Several of the papers in this volume do indeed add to the mounting literature that the amygdala is an area of the brain that is important in fear responses of nonhuman and human primates. When nonanxious volunteers are shown masked fearful faces, for example, most studies show amygdala activation. It appears that patients with anxiety disorders such as posttraumatic stress disorder (PTSD), social anxiety disorder, and panic disorder have a lower threshold for amygdala activation than control subjects, so that fear cues apparently not capable of registering an amygdala response in most individuals do so in anxious patients.

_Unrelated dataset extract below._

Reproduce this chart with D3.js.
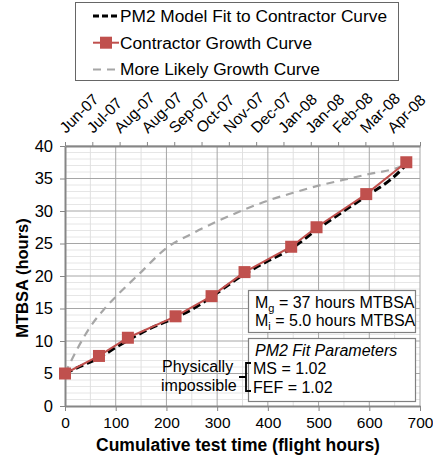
<!DOCTYPE html>
<html>
<head>
<meta charset="utf-8">
<script src="https://cdn.jsdelivr.net/npm/d3@7"></script>
<style>
  body { margin: 0; background: #fff; }
  text { font-family: "Liberation Sans", Arial, sans-serif; }
</style>
</head>
<body>
<div id="chart"></div>
<script>
// contractor growth curve points (flight hours, MTBSA)
const contractorHours = [0, 67, 124, 218, 289, 354, 446, 496, 594, 673];
const contractorMtbsa = [5.0, 7.7, 10.5, 13.8, 16.9, 20.6, 24.5, 27.5, 32.6, 37.5];

// PM2 model fit
const fitHours = [0, 30, 67, 100, 124, 170, 218, 260, 289, 354, 400, 446, 496, 550, 594, 640, 673];
const fitMtbsa = [5.0, 6.1, 7.4, 9.0, 10.1, 12.0, 13.6, 15.3, 16.8, 20.3, 22.3, 24.2, 27.1, 30.0, 32.3, 34.7, 37.1];

// more likely growth curve (grey dashed)
const likelyHours = [0, 25, 50, 75, 100, 150, 200, 250, 300, 350, 400, 450, 500, 550, 600, 650, 668];
const likelyMtbsa = [5.0, 8.9, 12.2, 14.7, 16.8, 20.6, 24.3, 26.5, 28.4, 30.1, 31.6, 32.8, 33.9, 34.8, 35.7, 36.5, 37.0];

const monthLabels = ['Jun-07', 'Jul-07', 'Aug-07', 'Aug-07', 'Sep-07', 'Oct-07', 'Nov-07',
                     'Dec-07', 'Jan-08', 'Jan-08', 'Feb-08', 'Mar-08', 'Apr-08'];
const xTicks = [0, 100, 200, 300, 400, 500, 600, 700];
const yTicks = [0, 5, 10, 15, 20, 25, 30, 35, 40];

const width = 433, height = 466;
const plotLeft = 65, plotRight = 420, plotTop = 146, plotBottom = 406;
const red = '#c0504d';

const svg = d3.select('#chart').append('svg')
    .attr('width', width)
    .attr('height', height);

const x = d3.scaleLinear().domain([0, 700]).range([plotLeft, plotRight]);
const y = d3.scaleLinear().domain([0, 40]).range([plotBottom, plotTop]);
const xMonth = d3.scaleLinear().domain([0, monthLabels.length]).range([plotLeft, plotRight]);

// grid
const grid = svg.append('g');
grid.selectAll('.hminor')
    .data(d3.range(1, 40).filter(d => d % 5 !== 0))
    .enter().append('line')
    .attr('x1', plotLeft).attr('x2', plotRight)
    .attr('y1', d => y(d)).attr('y2', d => y(d))
    .attr('stroke', '#e6e6e6').attr('stroke-width', 1);
grid.selectAll('.vminor')
    .data(d3.range(50, 700, 100))
    .enter().append('line')
    .attr('x1', d => x(d)).attr('x2', d => x(d))
    .attr('y1', plotTop).attr('y2', plotBottom)
    .attr('stroke', '#e0e0e0').attr('stroke-width', 1);
grid.selectAll('.hmajor')
    .data(yTicks.slice(1))
    .enter().append('line')
    .attr('x1', plotLeft).attr('x2', plotRight)
    .attr('y1', d => y(d)).attr('y2', d => y(d))
    .attr('stroke', '#a6a6a6').attr('stroke-width', 1);
grid.selectAll('.vmajor')
    .data(xTicks.slice(1))
    .enter().append('line')
    .attr('x1', d => x(d)).attr('x2', d => x(d))
    .attr('y1', plotTop).attr('y2', plotBottom)
    .attr('stroke', '#a6a6a6').attr('stroke-width', 1);

// axes
const xAxis = svg.append('g')
    .attr('transform', `translate(0,${plotBottom})`)
    .call(d3.axisBottom(x).tickValues(xTicks).tickSize(5).tickSizeOuter(0).tickPadding(6));
const yAxis = svg.append('g')
    .attr('transform', `translate(${plotLeft},0)`)
    .call(d3.axisLeft(y).tickValues(yTicks).tickSize(5).tickSizeOuter(0).tickPadding(7));
const topAxis = svg.append('g')
    .attr('transform', `translate(0,${plotTop})`)
    .call(d3.axisTop(xMonth).tickValues(d3.range(0, monthLabels.length + 1))
        .tickSize(4).tickSizeOuter(0).tickFormat(''));

[xAxis, yAxis, topAxis].forEach(a => {
    a.select('.domain').attr('stroke', '#868686').attr('stroke-width', 2);
    a.selectAll('.tick line').attr('stroke', '#868686');
    a.selectAll('.tick text').attr('font-size', 15.5).attr('fill', '#000')
        .style('font-family', '"Liberation Sans", Arial, sans-serif');
});
yAxis.selectAll('.tick text').attr('font-size', 16.5);

svg.append('g').selectAll('text')
    .data(monthLabels)
    .enter().append('text')
    .attr('transform', (d, i) => `translate(${xMonth(i) + 1},${plotTop - 12}) rotate(-45)`)
    .attr('font-size', 15.5)
    .text(d => d);

// series
const smooth = d3.line().x(d => x(d[0])).y(d => y(d[1])).curve(d3.curveMonotoneX);
const straight = d3.line().x(d => x(d[0])).y(d => y(d[1]));

svg.append('path')
    .datum(d3.zip(likelyHours, likelyMtbsa))
    .attr('d', smooth)
    .attr('fill', 'none').attr('stroke', '#a6a6a6')
    .attr('stroke-width', 2.2).attr('stroke-dasharray', '8,6');

svg.append('path')
    .datum(d3.zip(fitHours, fitMtbsa))
    .attr('d', smooth)
    .attr('fill', 'none').attr('stroke', '#000')
    .attr('stroke-width', 3).attr('stroke-dasharray', '8,4');

const contractor = d3.zip(contractorHours, contractorMtbsa);
svg.append('path')
    .datum(contractor)
    .attr('d', straight)
    .attr('fill', 'none').attr('stroke', red).attr('stroke-width', 2);

svg.append('g').selectAll('rect')
    .data(contractor)
    .enter().append('rect')
    .attr('x', d => x(d[0]) - 6).attr('y', d => y(d[1]) - 6)
    .attr('width', 12).attr('height', 12)
    .attr('fill', red);

// axis titles
svg.append('text')
    .attr('x', 238).attr('y', 451)
    .attr('text-anchor', 'middle')
    .attr('font-size', 17.5).attr('font-weight', 'bold')
    .text('Cumulative test time (flight hours)');
svg.append('text')
    .attr('transform', `translate(28,${(plotTop + plotBottom) / 2 + 2}) rotate(-90)`)
    .attr('text-anchor', 'middle')
    .attr('font-size', 16.5).attr('font-weight', 'bold')
    .text('MTBSA (hours)');

// legend
const legend = svg.append('g');
legend.append('rect')
    .attr('x', 75.5).attr('y', 2.5).attr('width', 323).attr('height', 78)
    .attr('fill', '#fff').attr('stroke', '#666');
const rows = [
    { label: 'PM2 Model Fit to Contractor Curve', stroke: '#000', w: 3, dash: '6,3' },
    { label: 'Contractor Growth Curve', stroke: red, w: 2, dash: null, marker: true },
    { label: 'More Likely Growth Curve', stroke: '#a6a6a6', w: 2, dash: '8,6' }
];
rows.forEach((r, i) => {
    const cy = 16 + i * 26.7;
    legend.append('line')
        .attr('x1', 93).attr('x2', 119).attr('y1', cy).attr('y2', cy)
        .attr('stroke', r.stroke).attr('stroke-width', r.w)
        .attr('stroke-dasharray', r.dash);
    if (r.marker) {
        legend.append('rect')
            .attr('x', 100).attr('y', cy - 6).attr('width', 12).attr('height', 12)
            .attr('fill', red);
    }
    legend.append('text')
        .attr('x', 120).attr('y', cy + 6)
        .attr('font-size', 17.3)
        .text(r.label);
});

// annotation boxes
const box1 = svg.append('g');
box1.append('rect')
    .attr('x', 248.5).attr('y', 290.5).attr('width', 167).attr('height', 42)
    .attr('fill', '#fff').attr('stroke', '#808080').attr('stroke-width', 1.2);
[['g', '37 hours MTBSA'], ['i', '5.0 hours MTBSA']].forEach((p, i) => {
    const t = box1.append('text')
        .attr('x', 255).attr('y', 308 + i * 18)
        .attr('font-size', 16);
    t.append('tspan').text('M');
    t.append('tspan').attr('font-size', 11).attr('dy', 4).text(p[0]);
    t.append('tspan').attr('dy', -4).text(' = ' + p[1]);
});

const box2 = svg.append('g');
box2.append('rect')
    .attr('x', 248.5).attr('y', 338.5).attr('width', 167).attr('height', 63)
    .attr('fill', '#fff').attr('stroke', '#808080').attr('stroke-width', 1.2);
box2.append('text')
    .attr('x', 255).attr('y', 356)
    .attr('font-size', 16).attr('font-style', 'italic')
    .text('PM2 Fit Parameters');
box2.append('text').attr('x', 253).attr('y', 374).attr('font-size', 16).text('MS = 1.02');
box2.append('text').attr('x', 253).attr('y', 393).attr('font-size', 16).text('FEF = 1.02');

// physically impossible note with brace
svg.append('path')
    .attr('d', 'M251,363 L246,363 L246,377 L239,377 M246,377 L246,391 L251,391')
    .attr('fill', 'none').attr('stroke', '#000').attr('stroke-width', 1.8);
svg.append('text').attr('x', 162).attr('y', 372).attr('font-size', 16).text('Physically');
svg.append('text').attr('x', 161).attr('y', 391).attr('font-size', 16).text('impossible');
</script>
</body>
</html>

As if anxiety and fear were not sufficient cause for concern among patients with anxiety disorders, several papers in this volume present the possibility, based on both animal studies and clinical studies in children and adults, that chronic exposure to fear may have deleterious effects on the structural integrity of the brain. The hippocampus appears to be particularly vulnerable to this stress effect, and reports of smaller hippocampal volume in patients with depression and PTSD, although controversial, suggest that this is a matter of concern. Furthermore, animal and clinical studies suggest that damage from stress may not be limited to the hippo-campus but may also occur in regions of the prefrontal cortex, such as the anterior cingulate.
Just as translational research can give rise to concerns that observed negative changes in animal brains might apply to humans, the same strategy can suggest advantageous interventions. Thus, both psychosocial and psychopharmacological approaches are effective in reversing anxiety disorders and may even reverse some of the brain changes. What is perhaps of greatest interest is the way in which the mutually beneficial approaches to treatment—psychotherapy and medication—can be understood as complementary when one refers to the basic scientists' models of brain function underlying fear and anxiety. Rather than being antagonistic, as they once appeared to be, the cognitive-behavioral and pharmacological approaches to treating anxiety are now understood as addressing different parts of the same fear circuitry. For psychopharmacologists like me, this means that cognitive-behavioral psychotherapy can be viewed as a very effective drug.